▶ Job: Below is some material; set it all down exactly, apart from the pictures.

++++ Source excerpt

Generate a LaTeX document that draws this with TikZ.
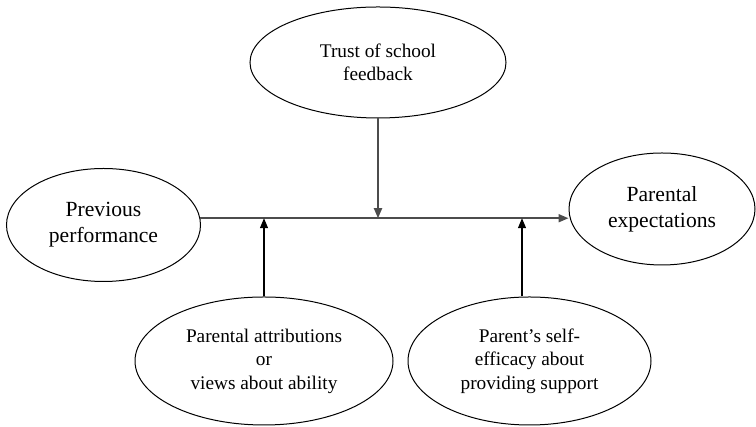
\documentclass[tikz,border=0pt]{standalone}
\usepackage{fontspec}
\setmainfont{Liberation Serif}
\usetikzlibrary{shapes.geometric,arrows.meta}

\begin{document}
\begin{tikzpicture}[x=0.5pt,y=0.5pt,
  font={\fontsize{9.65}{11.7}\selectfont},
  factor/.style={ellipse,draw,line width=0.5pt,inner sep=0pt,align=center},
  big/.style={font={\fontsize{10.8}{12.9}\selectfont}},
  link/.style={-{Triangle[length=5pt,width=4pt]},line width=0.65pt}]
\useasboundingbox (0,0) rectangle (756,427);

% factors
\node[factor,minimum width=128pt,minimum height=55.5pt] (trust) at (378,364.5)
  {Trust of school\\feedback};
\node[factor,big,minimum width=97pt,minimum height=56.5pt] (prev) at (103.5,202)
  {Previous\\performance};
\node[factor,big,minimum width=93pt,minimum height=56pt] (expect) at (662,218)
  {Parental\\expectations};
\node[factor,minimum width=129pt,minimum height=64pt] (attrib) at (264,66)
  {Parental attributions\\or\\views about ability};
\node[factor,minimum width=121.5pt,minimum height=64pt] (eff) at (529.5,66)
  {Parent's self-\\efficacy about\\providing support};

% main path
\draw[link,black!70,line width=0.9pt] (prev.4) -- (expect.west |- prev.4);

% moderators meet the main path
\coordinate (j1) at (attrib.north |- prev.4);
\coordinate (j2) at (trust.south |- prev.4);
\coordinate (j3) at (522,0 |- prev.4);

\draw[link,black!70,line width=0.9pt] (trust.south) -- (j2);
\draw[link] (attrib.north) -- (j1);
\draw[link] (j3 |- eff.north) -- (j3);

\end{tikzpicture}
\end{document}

++++++++

▶ Finished answer:
Generate a LaTeX document that draws this with TikZ.
\documentclass[tikz,border=0pt]{standalone}
\usepackage{fontspec}
\setmainfont{Liberation Serif}
\usetikzlibrary{shapes.geometric,arrows.meta}

\begin{document}
\begin{tikzpicture}[x=0.5pt,y=0.5pt,
  font={\fontsize{9.65}{11.7}\selectfont},
  factor/.style={ellipse,draw,line width=0.5pt,inner sep=0pt,align=center},
  big/.style={font={\fontsize{10.8}{12.9}\selectfont}},
  link/.style={-{Triangle[length=5pt,width=4pt]},line width=0.65pt}]
\useasboundingbox (0,0) rectangle (756,427);

% factors
\node[factor,minimum width=128pt,minimum height=55.5pt] (trust) at (378,364.5)
  {Trust of school\\feedback};
\node[factor,big,minimum width=97pt,minimum height=56.5pt] (prev) at (103.5,202)
  {Previous\\performance};
\node[factor,big,minimum width=93pt,minimum height=56pt] (expect) at (662,218)
  {Parental\\expectations};
\node[factor,minimum width=129pt,minimum height=64pt] (attrib) at (264,66)
  {Parental attributions\\or\\views about ability};
\node[factor,minimum width=121.5pt,minimum height=64pt] (eff) at (529.5,66)
  {Parent's self-\\efficacy about\\providing support};

% main path
\draw[link,black!70,line width=0.9pt] (prev.4) -- (expect.west |- prev.4);

% moderators meet the main path
\coordinate (j1) at (attrib.north |- prev.4);
\coordinate (j2) at (trust.south |- prev.4);
\coordinate (j3) at (522,0 |- prev.4);

\draw[link,black!70,line width=0.9pt] (trust.south) -- (j2);
\draw[link] (attrib.north) -- (j1);
\draw[link] (j3 |- eff.north) -- (j3);

\end{tikzpicture}
\end{document}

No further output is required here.